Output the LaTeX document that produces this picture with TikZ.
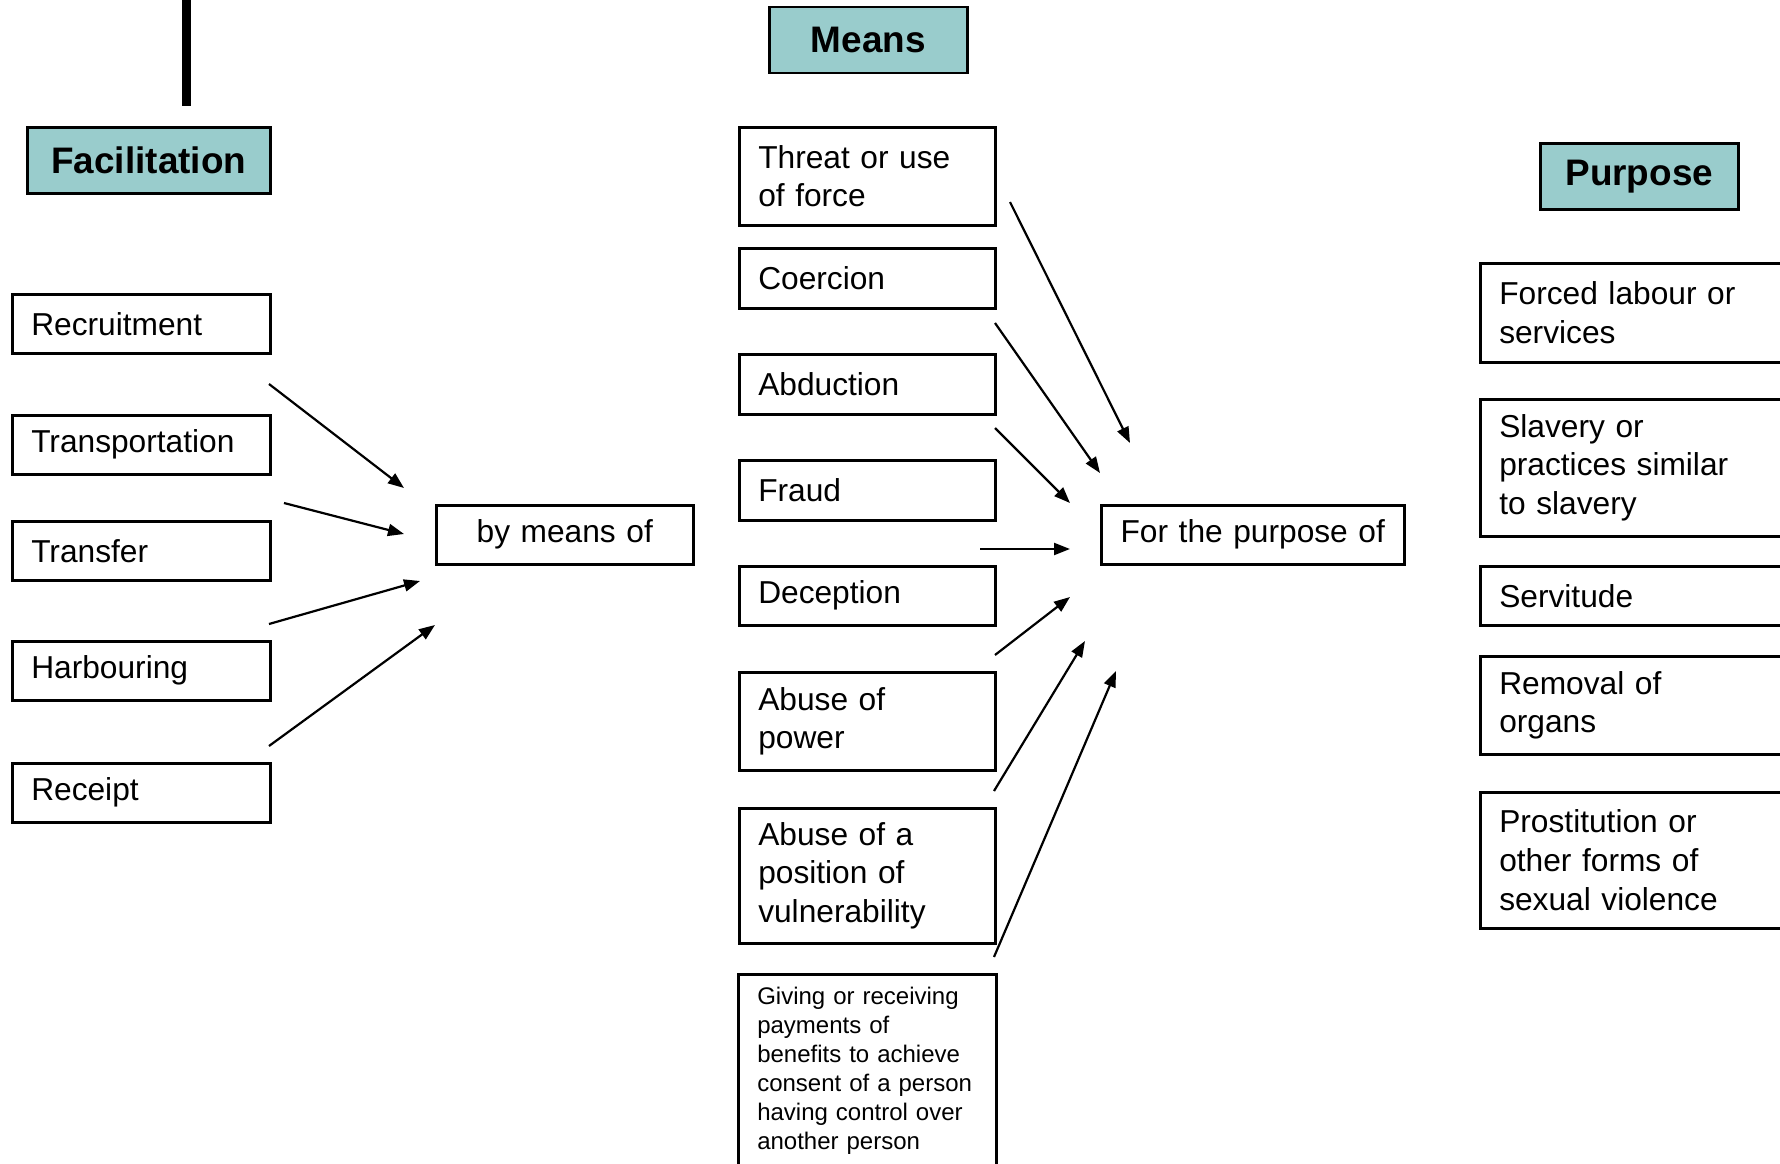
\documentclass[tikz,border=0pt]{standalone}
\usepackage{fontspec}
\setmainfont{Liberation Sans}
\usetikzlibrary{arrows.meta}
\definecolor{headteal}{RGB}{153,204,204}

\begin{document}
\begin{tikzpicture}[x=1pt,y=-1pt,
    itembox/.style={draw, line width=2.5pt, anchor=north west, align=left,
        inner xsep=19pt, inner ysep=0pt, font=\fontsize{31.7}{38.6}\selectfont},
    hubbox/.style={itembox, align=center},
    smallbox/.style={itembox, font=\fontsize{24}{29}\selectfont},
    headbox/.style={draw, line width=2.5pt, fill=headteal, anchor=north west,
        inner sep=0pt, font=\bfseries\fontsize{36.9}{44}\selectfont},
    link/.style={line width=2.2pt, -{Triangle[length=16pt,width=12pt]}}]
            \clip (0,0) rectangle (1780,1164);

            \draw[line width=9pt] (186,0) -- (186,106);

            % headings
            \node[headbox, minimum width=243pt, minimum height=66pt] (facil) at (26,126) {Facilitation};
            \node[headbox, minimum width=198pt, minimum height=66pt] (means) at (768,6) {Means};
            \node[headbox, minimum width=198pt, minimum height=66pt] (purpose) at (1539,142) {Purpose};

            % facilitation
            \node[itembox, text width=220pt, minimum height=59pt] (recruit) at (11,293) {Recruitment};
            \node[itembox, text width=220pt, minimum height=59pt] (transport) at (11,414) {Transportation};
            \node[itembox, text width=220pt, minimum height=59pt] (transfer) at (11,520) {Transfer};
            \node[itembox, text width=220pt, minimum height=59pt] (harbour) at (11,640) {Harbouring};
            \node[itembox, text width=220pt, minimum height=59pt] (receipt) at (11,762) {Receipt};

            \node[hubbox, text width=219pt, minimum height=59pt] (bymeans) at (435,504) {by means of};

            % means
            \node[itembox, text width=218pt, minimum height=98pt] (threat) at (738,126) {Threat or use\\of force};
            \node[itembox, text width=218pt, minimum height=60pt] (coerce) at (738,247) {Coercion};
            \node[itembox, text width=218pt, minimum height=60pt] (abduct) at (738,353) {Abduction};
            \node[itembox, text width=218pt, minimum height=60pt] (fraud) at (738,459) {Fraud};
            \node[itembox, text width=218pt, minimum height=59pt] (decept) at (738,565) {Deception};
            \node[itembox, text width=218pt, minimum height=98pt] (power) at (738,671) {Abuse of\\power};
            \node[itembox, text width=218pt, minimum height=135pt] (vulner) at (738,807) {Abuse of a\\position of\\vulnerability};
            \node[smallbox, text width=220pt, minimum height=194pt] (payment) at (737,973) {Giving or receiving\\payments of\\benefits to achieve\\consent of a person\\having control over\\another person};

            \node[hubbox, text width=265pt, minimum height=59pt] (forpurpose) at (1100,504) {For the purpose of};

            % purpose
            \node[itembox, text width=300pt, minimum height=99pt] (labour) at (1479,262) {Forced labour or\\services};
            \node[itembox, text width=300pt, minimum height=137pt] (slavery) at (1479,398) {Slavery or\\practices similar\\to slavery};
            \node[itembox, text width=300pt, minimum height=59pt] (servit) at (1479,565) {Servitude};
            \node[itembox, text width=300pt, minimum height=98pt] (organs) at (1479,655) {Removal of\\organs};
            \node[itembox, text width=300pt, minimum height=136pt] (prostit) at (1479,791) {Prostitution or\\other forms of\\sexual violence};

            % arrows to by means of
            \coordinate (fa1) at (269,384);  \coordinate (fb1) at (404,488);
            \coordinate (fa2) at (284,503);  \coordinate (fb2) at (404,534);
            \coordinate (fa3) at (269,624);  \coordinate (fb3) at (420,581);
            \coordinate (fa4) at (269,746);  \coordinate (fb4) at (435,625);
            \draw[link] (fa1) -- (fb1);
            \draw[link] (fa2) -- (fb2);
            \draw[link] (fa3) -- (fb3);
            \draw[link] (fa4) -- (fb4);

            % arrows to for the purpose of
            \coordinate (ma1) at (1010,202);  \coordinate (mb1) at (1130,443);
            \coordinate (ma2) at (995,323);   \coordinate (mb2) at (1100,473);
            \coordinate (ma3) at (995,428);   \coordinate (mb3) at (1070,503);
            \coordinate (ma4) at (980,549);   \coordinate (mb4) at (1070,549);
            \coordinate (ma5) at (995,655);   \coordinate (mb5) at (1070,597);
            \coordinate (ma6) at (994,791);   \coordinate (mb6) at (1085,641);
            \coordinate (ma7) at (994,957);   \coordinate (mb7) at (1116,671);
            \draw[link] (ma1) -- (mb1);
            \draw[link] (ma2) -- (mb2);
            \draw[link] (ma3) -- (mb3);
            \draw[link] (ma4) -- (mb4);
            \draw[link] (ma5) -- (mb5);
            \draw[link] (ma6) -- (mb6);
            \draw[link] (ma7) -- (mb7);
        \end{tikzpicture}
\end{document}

☆ ☆ ☆ ☆ ☆ ☆ ☆

## SET EXERCISE
Your task is an exact transcription of all the data, minus the pictures.

## RESPONSE BELOW
Output the LaTeX document that produces this picture with TikZ.
\documentclass[tikz,border=0pt]{standalone}
\usepackage{fontspec}
\setmainfont{Liberation Sans}
\usetikzlibrary{arrows.meta}
\definecolor{headteal}{RGB}{153,204,204}

\begin{document}
\begin{tikzpicture}[x=1pt,y=-1pt,
    itembox/.style={draw, line width=2.5pt, anchor=north west, align=left,
        inner xsep=19pt, inner ysep=0pt, font=\fontsize{31.7}{38.6}\selectfont},
    hubbox/.style={itembox, align=center},
    smallbox/.style={itembox, font=\fontsize{24}{29}\selectfont},
    headbox/.style={draw, line width=2.5pt, fill=headteal, anchor=north west,
        inner sep=0pt, font=\bfseries\fontsize{36.9}{44}\selectfont},
    link/.style={line width=2.2pt, -{Triangle[length=16pt,width=12pt]}}]
            \clip (0,0) rectangle (1780,1164);

            \draw[line width=9pt] (186,0) -- (186,106);

            % headings
            \node[headbox, minimum width=243pt, minimum height=66pt] (facil) at (26,126) {Facilitation};
            \node[headbox, minimum width=198pt, minimum height=66pt] (means) at (768,6) {Means};
            \node[headbox, minimum width=198pt, minimum height=66pt] (purpose) at (1539,142) {Purpose};

            % facilitation
            \node[itembox, text width=220pt, minimum height=59pt] (recruit) at (11,293) {Recruitment};
            \node[itembox, text width=220pt, minimum height=59pt] (transport) at (11,414) {Transportation};
            \node[itembox, text width=220pt, minimum height=59pt] (transfer) at (11,520) {Transfer};
            \node[itembox, text width=220pt, minimum height=59pt] (harbour) at (11,640) {Harbouring};
            \node[itembox, text width=220pt, minimum height=59pt] (receipt) at (11,762) {Receipt};

            \node[hubbox, text width=219pt, minimum height=59pt] (bymeans) at (435,504) {by means of};

            % means
            \node[itembox, text width=218pt, minimum height=98pt] (threat) at (738,126) {Threat or use\\of force};
            \node[itembox, text width=218pt, minimum height=60pt] (coerce) at (738,247) {Coercion};
            \node[itembox, text width=218pt, minimum height=60pt] (abduct) at (738,353) {Abduction};
            \node[itembox, text width=218pt, minimum height=60pt] (fraud) at (738,459) {Fraud};
            \node[itembox, text width=218pt, minimum height=59pt] (decept) at (738,565) {Deception};
            \node[itembox, text width=218pt, minimum height=98pt] (power) at (738,671) {Abuse of\\power};
            \node[itembox, text width=218pt, minimum height=135pt] (vulner) at (738,807) {Abuse of a\\position of\\vulnerability};
            \node[smallbox, text width=220pt, minimum height=194pt] (payment) at (737,973) {Giving or receiving\\payments of\\benefits to achieve\\consent of a person\\having control over\\another person};

            \node[hubbox, text width=265pt, minimum height=59pt] (forpurpose) at (1100,504) {For the purpose of};

            % purpose
            \node[itembox, text width=300pt, minimum height=99pt] (labour) at (1479,262) {Forced labour or\\services};
            \node[itembox, text width=300pt, minimum height=137pt] (slavery) at (1479,398) {Slavery or\\practices similar\\to slavery};
            \node[itembox, text width=300pt, minimum height=59pt] (servit) at (1479,565) {Servitude};
            \node[itembox, text width=300pt, minimum height=98pt] (organs) at (1479,655) {Removal of\\organs};
            \node[itembox, text width=300pt, minimum height=136pt] (prostit) at (1479,791) {Prostitution or\\other forms of\\sexual violence};

            % arrows to by means of
            \coordinate (fa1) at (269,384);  \coordinate (fb1) at (404,488);
            \coordinate (fa2) at (284,503);  \coordinate (fb2) at (404,534);
            \coordinate (fa3) at (269,624);  \coordinate (fb3) at (420,581);
            \coordinate (fa4) at (269,746);  \coordinate (fb4) at (435,625);
            \draw[link] (fa1) -- (fb1);
            \draw[link] (fa2) -- (fb2);
            \draw[link] (fa3) -- (fb3);
            \draw[link] (fa4) -- (fb4);

            % arrows to for the purpose of
            \coordinate (ma1) at (1010,202);  \coordinate (mb1) at (1130,443);
            \coordinate (ma2) at (995,323);   \coordinate (mb2) at (1100,473);
            \coordinate (ma3) at (995,428);   \coordinate (mb3) at (1070,503);
            \coordinate (ma4) at (980,549);   \coordinate (mb4) at (1070,549);
            \coordinate (ma5) at (995,655);   \coordinate (mb5) at (1070,597);
            \coordinate (ma6) at (994,791);   \coordinate (mb6) at (1085,641);
            \coordinate (ma7) at (994,957);   \coordinate (mb7) at (1116,671);
            \draw[link] (ma1) -- (mb1);
            \draw[link] (ma2) -- (mb2);
            \draw[link] (ma3) -- (mb3);
            \draw[link] (ma4) -- (mb4);
            \draw[link] (ma5) -- (mb5);
            \draw[link] (ma6) -- (mb6);
            \draw[link] (ma7) -- (mb7);
        \end{tikzpicture}
\end{document}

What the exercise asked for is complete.